WHAT TO WORK ON: Read the material below. Count the lines containing "this" and give that count alone.

* start PROVIDED INFORMATION *

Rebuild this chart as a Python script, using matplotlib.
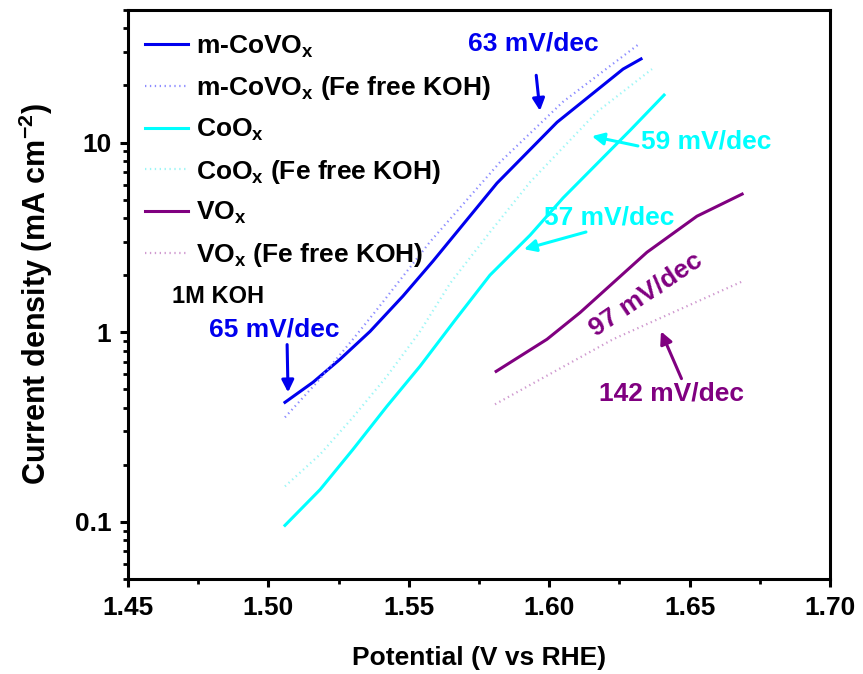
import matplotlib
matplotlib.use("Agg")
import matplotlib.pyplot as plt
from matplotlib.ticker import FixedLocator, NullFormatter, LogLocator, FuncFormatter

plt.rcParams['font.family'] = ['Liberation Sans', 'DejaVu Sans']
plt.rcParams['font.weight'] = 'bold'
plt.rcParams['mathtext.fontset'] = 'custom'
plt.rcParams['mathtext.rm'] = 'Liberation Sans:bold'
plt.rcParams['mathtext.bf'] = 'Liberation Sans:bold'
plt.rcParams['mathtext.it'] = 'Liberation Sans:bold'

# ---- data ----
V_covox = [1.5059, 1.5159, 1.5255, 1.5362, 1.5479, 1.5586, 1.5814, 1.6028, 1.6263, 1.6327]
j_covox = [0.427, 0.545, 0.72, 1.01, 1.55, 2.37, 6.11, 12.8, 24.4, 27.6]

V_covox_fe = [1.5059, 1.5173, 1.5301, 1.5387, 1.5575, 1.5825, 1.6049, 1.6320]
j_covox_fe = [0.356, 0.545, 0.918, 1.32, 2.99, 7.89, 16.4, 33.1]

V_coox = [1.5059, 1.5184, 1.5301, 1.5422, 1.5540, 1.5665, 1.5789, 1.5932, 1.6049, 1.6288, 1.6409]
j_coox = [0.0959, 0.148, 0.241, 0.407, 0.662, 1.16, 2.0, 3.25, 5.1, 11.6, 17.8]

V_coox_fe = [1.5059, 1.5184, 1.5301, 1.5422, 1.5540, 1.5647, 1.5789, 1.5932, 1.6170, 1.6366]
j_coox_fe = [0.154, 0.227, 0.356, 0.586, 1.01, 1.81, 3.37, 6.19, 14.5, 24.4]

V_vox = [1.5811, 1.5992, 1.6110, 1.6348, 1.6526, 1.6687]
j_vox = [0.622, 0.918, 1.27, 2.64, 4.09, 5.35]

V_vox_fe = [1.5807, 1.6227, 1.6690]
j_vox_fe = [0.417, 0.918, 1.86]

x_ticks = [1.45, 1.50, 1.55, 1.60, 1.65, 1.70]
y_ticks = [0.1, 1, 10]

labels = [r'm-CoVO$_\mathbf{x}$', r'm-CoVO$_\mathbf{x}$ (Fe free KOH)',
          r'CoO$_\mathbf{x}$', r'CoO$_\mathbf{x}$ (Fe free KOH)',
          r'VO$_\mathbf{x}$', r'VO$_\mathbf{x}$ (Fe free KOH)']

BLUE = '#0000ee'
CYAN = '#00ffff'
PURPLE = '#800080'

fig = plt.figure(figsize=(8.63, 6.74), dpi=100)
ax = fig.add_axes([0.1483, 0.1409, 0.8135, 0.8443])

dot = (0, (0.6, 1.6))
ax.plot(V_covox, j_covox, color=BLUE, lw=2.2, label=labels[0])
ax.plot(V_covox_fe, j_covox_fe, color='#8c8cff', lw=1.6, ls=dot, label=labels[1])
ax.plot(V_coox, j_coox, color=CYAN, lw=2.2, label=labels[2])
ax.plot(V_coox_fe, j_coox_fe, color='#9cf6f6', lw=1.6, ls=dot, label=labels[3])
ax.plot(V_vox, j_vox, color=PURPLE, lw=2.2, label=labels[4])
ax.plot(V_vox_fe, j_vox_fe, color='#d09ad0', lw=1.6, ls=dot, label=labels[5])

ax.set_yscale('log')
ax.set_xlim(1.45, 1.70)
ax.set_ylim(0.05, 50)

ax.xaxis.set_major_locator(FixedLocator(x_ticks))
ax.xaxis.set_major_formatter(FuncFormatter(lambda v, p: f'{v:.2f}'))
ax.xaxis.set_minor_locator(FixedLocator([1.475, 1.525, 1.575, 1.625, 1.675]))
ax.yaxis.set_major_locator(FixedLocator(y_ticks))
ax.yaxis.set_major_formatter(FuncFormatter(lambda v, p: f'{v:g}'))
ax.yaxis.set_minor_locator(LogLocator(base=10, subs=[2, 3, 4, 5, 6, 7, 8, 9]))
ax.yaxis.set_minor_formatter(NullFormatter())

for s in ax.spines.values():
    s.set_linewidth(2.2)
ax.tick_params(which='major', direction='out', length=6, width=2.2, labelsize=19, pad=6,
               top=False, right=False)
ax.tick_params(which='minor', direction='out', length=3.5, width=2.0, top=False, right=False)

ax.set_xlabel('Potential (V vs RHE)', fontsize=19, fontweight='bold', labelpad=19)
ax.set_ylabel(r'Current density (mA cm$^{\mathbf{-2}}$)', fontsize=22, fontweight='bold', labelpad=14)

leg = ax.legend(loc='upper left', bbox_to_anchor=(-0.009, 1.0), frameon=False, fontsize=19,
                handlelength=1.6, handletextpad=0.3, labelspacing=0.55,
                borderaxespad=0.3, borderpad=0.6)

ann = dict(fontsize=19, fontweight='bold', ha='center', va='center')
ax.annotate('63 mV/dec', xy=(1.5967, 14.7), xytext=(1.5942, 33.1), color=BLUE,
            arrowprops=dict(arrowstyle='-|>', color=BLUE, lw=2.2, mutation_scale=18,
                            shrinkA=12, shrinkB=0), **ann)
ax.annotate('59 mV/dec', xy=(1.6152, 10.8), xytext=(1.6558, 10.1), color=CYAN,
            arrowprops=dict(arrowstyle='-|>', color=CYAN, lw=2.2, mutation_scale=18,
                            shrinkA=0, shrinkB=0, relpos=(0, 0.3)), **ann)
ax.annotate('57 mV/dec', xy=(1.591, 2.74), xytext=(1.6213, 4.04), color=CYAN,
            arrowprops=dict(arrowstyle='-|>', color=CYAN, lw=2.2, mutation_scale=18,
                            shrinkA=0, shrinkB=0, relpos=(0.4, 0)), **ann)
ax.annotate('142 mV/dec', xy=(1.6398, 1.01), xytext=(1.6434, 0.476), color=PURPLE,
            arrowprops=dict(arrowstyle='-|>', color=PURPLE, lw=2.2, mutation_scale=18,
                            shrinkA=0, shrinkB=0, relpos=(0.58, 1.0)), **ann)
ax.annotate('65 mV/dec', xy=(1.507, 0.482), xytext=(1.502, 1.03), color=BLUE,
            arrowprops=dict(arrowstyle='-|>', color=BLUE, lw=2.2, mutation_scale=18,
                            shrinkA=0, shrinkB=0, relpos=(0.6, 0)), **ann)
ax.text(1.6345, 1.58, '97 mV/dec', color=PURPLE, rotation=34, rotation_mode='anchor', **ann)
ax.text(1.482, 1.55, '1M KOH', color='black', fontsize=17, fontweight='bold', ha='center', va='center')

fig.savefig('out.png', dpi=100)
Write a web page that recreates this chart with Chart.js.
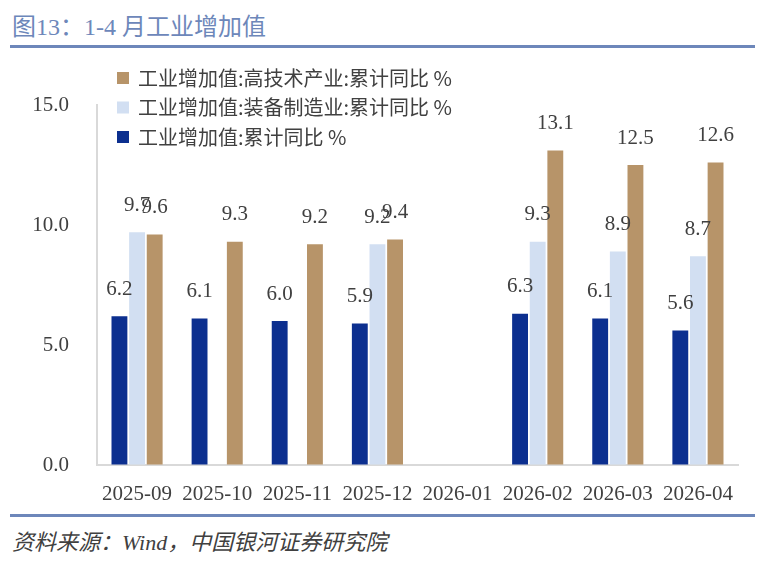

* end PROVIDED INFORMATION *

TASK ANSWER: 2